◆ Problem: Type out the data exactly as given. Skip any image.
***
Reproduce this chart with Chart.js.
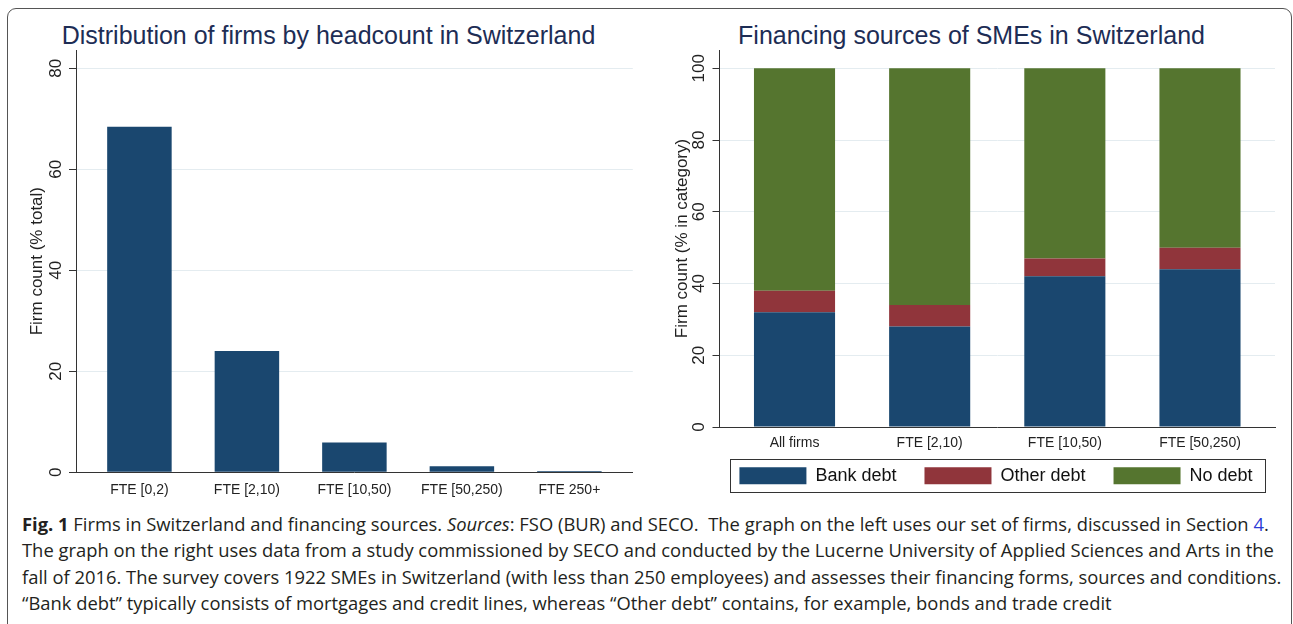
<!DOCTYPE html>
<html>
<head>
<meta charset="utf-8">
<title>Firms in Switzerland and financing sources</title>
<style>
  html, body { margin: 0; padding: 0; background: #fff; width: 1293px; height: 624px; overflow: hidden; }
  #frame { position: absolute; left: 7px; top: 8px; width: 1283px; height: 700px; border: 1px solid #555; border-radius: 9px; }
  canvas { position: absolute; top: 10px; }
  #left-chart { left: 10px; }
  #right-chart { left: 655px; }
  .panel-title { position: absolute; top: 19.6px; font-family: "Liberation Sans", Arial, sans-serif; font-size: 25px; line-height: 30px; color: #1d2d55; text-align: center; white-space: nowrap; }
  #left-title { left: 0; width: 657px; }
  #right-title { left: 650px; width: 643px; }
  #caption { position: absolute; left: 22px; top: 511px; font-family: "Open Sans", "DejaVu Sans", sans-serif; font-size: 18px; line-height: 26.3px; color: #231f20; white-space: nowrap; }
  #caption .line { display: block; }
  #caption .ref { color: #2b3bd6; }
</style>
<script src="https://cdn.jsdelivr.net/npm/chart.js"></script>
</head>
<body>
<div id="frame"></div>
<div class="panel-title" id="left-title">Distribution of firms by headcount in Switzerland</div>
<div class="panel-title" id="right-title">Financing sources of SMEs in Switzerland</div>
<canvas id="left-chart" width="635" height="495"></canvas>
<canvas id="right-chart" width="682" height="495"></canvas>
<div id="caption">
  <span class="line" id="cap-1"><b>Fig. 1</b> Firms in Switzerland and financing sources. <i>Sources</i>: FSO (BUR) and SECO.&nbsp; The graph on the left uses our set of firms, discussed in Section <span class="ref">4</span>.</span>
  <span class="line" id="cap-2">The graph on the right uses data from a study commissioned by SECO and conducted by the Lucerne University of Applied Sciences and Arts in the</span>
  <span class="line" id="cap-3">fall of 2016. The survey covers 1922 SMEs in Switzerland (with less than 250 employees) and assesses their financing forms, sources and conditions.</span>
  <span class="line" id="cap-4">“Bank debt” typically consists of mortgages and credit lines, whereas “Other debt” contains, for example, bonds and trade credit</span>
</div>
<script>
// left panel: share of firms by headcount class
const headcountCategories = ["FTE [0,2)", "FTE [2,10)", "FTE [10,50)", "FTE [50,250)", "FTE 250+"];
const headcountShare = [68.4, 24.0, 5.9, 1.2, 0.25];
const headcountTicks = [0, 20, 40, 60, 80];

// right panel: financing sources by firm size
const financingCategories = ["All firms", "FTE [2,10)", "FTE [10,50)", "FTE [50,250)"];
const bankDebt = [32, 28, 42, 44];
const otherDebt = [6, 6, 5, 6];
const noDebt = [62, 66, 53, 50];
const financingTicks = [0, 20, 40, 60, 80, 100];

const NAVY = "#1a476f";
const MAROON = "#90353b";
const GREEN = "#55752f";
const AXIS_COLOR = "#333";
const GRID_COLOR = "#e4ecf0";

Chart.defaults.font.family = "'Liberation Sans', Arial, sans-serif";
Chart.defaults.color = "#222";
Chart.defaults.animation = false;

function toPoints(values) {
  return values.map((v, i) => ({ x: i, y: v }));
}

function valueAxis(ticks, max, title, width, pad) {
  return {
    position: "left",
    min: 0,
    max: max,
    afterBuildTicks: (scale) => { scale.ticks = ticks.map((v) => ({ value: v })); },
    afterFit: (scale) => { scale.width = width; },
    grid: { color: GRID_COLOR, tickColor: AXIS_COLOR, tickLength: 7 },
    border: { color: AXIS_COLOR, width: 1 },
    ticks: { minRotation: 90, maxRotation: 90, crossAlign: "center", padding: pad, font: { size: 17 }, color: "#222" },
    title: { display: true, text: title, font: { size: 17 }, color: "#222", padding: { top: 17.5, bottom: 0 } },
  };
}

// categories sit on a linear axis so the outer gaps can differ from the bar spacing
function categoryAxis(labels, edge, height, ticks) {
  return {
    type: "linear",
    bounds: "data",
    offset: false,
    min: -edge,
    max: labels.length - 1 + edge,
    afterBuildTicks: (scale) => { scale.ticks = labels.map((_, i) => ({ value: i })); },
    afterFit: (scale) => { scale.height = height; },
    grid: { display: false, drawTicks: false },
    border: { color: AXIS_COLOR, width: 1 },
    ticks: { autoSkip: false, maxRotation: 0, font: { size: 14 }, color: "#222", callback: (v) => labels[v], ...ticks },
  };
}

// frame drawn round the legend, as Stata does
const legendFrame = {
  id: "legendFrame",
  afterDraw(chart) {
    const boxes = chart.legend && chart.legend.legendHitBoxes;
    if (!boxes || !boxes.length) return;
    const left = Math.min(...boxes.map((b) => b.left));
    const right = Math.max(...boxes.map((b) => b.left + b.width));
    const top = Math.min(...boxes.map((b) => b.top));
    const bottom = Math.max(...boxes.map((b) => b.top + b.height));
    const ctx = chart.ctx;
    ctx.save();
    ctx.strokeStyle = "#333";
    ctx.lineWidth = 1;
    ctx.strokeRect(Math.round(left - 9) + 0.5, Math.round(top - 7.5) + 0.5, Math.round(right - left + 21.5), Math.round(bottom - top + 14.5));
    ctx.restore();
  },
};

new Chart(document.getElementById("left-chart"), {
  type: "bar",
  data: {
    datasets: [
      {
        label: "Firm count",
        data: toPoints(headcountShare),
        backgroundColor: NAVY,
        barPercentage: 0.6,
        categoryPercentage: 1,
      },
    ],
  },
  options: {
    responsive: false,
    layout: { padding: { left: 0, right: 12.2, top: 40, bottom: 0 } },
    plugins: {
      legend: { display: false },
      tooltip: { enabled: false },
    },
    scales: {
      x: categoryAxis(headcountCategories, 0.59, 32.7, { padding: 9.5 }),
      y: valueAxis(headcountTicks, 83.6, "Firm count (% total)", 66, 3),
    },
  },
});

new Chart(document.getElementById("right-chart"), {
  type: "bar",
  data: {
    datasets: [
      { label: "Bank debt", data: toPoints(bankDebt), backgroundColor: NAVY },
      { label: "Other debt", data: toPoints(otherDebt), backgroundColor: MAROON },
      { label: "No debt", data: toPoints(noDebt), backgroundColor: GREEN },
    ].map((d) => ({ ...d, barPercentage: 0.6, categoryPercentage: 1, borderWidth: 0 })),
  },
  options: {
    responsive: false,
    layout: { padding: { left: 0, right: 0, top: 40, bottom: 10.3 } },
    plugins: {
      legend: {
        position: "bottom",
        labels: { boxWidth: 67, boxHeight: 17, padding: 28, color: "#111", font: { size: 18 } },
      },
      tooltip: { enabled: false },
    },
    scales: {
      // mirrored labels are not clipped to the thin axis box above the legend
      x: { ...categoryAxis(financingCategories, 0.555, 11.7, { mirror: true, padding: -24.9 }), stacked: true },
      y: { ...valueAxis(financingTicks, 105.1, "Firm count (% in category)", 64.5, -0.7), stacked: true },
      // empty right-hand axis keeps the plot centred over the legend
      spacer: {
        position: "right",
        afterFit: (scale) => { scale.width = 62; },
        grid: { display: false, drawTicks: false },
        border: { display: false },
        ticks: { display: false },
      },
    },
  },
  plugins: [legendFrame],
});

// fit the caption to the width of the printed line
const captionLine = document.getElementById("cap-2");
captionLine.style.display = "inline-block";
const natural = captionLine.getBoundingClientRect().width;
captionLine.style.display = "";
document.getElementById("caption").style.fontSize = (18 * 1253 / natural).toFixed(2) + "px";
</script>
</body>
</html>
***
◆ Answer to this exercise:
Reproduce this chart with Chart.js.
<!DOCTYPE html>
<html>
<head>
<meta charset="utf-8">
<title>Firms in Switzerland and financing sources</title>
<style>
  html, body { margin: 0; padding: 0; background: #fff; width: 1293px; height: 624px; overflow: hidden; }
  #frame { position: absolute; left: 7px; top: 8px; width: 1283px; height: 700px; border: 1px solid #555; border-radius: 9px; }
  canvas { position: absolute; top: 10px; }
  #left-chart { left: 10px; }
  #right-chart { left: 655px; }
  .panel-title { position: absolute; top: 19.6px; font-family: "Liberation Sans", Arial, sans-serif; font-size: 25px; line-height: 30px; color: #1d2d55; text-align: center; white-space: nowrap; }
  #left-title { left: 0; width: 657px; }
  #right-title { left: 650px; width: 643px; }
  #caption { position: absolute; left: 22px; top: 511px; font-family: "Open Sans", "DejaVu Sans", sans-serif; font-size: 18px; line-height: 26.3px; color: #231f20; white-space: nowrap; }
  #caption .line { display: block; }
  #caption .ref { color: #2b3bd6; }
</style>
<script src="https://cdn.jsdelivr.net/npm/chart.js"></script>
</head>
<body>
<div id="frame"></div>
<div class="panel-title" id="left-title">Distribution of firms by headcount in Switzerland</div>
<div class="panel-title" id="right-title">Financing sources of SMEs in Switzerland</div>
<canvas id="left-chart" width="635" height="495"></canvas>
<canvas id="right-chart" width="682" height="495"></canvas>
<div id="caption">
  <span class="line" id="cap-1"><b>Fig. 1</b> Firms in Switzerland and financing sources. <i>Sources</i>: FSO (BUR) and SECO.&nbsp; The graph on the left uses our set of firms, discussed in Section <span class="ref">4</span>.</span>
  <span class="line" id="cap-2">The graph on the right uses data from a study commissioned by SECO and conducted by the Lucerne University of Applied Sciences and Arts in the</span>
  <span class="line" id="cap-3">fall of 2016. The survey covers 1922 SMEs in Switzerland (with less than 250 employees) and assesses their financing forms, sources and conditions.</span>
  <span class="line" id="cap-4">“Bank debt” typically consists of mortgages and credit lines, whereas “Other debt” contains, for example, bonds and trade credit</span>
</div>
<script>
// left panel: share of firms by headcount class
const headcountCategories = ["FTE [0,2)", "FTE [2,10)", "FTE [10,50)", "FTE [50,250)", "FTE 250+"];
const headcountShare = [68.4, 24.0, 5.9, 1.2, 0.25];
const headcountTicks = [0, 20, 40, 60, 80];

// right panel: financing sources by firm size
const financingCategories = ["All firms", "FTE [2,10)", "FTE [10,50)", "FTE [50,250)"];
const bankDebt = [32, 28, 42, 44];
const otherDebt = [6, 6, 5, 6];
const noDebt = [62, 66, 53, 50];
const financingTicks = [0, 20, 40, 60, 80, 100];

const NAVY = "#1a476f";
const MAROON = "#90353b";
const GREEN = "#55752f";
const AXIS_COLOR = "#333";
const GRID_COLOR = "#e4ecf0";

Chart.defaults.font.family = "'Liberation Sans', Arial, sans-serif";
Chart.defaults.color = "#222";
Chart.defaults.animation = false;

function toPoints(values) {
  return values.map((v, i) => ({ x: i, y: v }));
}

function valueAxis(ticks, max, title, width, pad) {
  return {
    position: "left",
    min: 0,
    max: max,
    afterBuildTicks: (scale) => { scale.ticks = ticks.map((v) => ({ value: v })); },
    afterFit: (scale) => { scale.width = width; },
    grid: { color: GRID_COLOR, tickColor: AXIS_COLOR, tickLength: 7 },
    border: { color: AXIS_COLOR, width: 1 },
    ticks: { minRotation: 90, maxRotation: 90, crossAlign: "center", padding: pad, font: { size: 17 }, color: "#222" },
    title: { display: true, text: title, font: { size: 17 }, color: "#222", padding: { top: 17.5, bottom: 0 } },
  };
}

// categories sit on a linear axis so the outer gaps can differ from the bar spacing
function categoryAxis(labels, edge, height, ticks) {
  return {
    type: "linear",
    bounds: "data",
    offset: false,
    min: -edge,
    max: labels.length - 1 + edge,
    afterBuildTicks: (scale) => { scale.ticks = labels.map((_, i) => ({ value: i })); },
    afterFit: (scale) => { scale.height = height; },
    grid: { display: false, drawTicks: false },
    border: { color: AXIS_COLOR, width: 1 },
    ticks: { autoSkip: false, maxRotation: 0, font: { size: 14 }, color: "#222", callback: (v) => labels[v], ...ticks },
  };
}

// frame drawn round the legend, as Stata does
const legendFrame = {
  id: "legendFrame",
  afterDraw(chart) {
    const boxes = chart.legend && chart.legend.legendHitBoxes;
    if (!boxes || !boxes.length) return;
    const left = Math.min(...boxes.map((b) => b.left));
    const right = Math.max(...boxes.map((b) => b.left + b.width));
    const top = Math.min(...boxes.map((b) => b.top));
    const bottom = Math.max(...boxes.map((b) => b.top + b.height));
    const ctx = chart.ctx;
    ctx.save();
    ctx.strokeStyle = "#333";
    ctx.lineWidth = 1;
    ctx.strokeRect(Math.round(left - 9) + 0.5, Math.round(top - 7.5) + 0.5, Math.round(right - left + 21.5), Math.round(bottom - top + 14.5));
    ctx.restore();
  },
};

new Chart(document.getElementById("left-chart"), {
  type: "bar",
  data: {
    datasets: [
      {
        label: "Firm count",
        data: toPoints(headcountShare),
        backgroundColor: NAVY,
        barPercentage: 0.6,
        categoryPercentage: 1,
      },
    ],
  },
  options: {
    responsive: false,
    layout: { padding: { left: 0, right: 12.2, top: 40, bottom: 0 } },
    plugins: {
      legend: { display: false },
      tooltip: { enabled: false },
    },
    scales: {
      x: categoryAxis(headcountCategories, 0.59, 32.7, { padding: 9.5 }),
      y: valueAxis(headcountTicks, 83.6, "Firm count (% total)", 66, 3),
    },
  },
});

new Chart(document.getElementById("right-chart"), {
  type: "bar",
  data: {
    datasets: [
      { label: "Bank debt", data: toPoints(bankDebt), backgroundColor: NAVY },
      { label: "Other debt", data: toPoints(otherDebt), backgroundColor: MAROON },
      { label: "No debt", data: toPoints(noDebt), backgroundColor: GREEN },
    ].map((d) => ({ ...d, barPercentage: 0.6, categoryPercentage: 1, borderWidth: 0 })),
  },
  options: {
    responsive: false,
    layout: { padding: { left: 0, right: 0, top: 40, bottom: 10.3 } },
    plugins: {
      legend: {
        position: "bottom",
        labels: { boxWidth: 67, boxHeight: 17, padding: 28, color: "#111", font: { size: 18 } },
      },
      tooltip: { enabled: false },
    },
    scales: {
      // mirrored labels are not clipped to the thin axis box above the legend
      x: { ...categoryAxis(financingCategories, 0.555, 11.7, { mirror: true, padding: -24.9 }), stacked: true },
      y: { ...valueAxis(financingTicks, 105.1, "Firm count (% in category)", 64.5, -0.7), stacked: true },
      // empty right-hand axis keeps the plot centred over the legend
      spacer: {
        position: "right",
        afterFit: (scale) => { scale.width = 62; },
        grid: { display: false, drawTicks: false },
        border: { display: false },
        ticks: { display: false },
      },
    },
  },
  plugins: [legendFrame],
});

// fit the caption to the width of the printed line
const captionLine = document.getElementById("cap-2");
captionLine.style.display = "inline-block";
const natural = captionLine.getBoundingClientRect().width;
captionLine.style.display = "";
document.getElementById("caption").style.fontSize = (18 * 1253 / natural).toFixed(2) + "px";
</script>
</body>
</html>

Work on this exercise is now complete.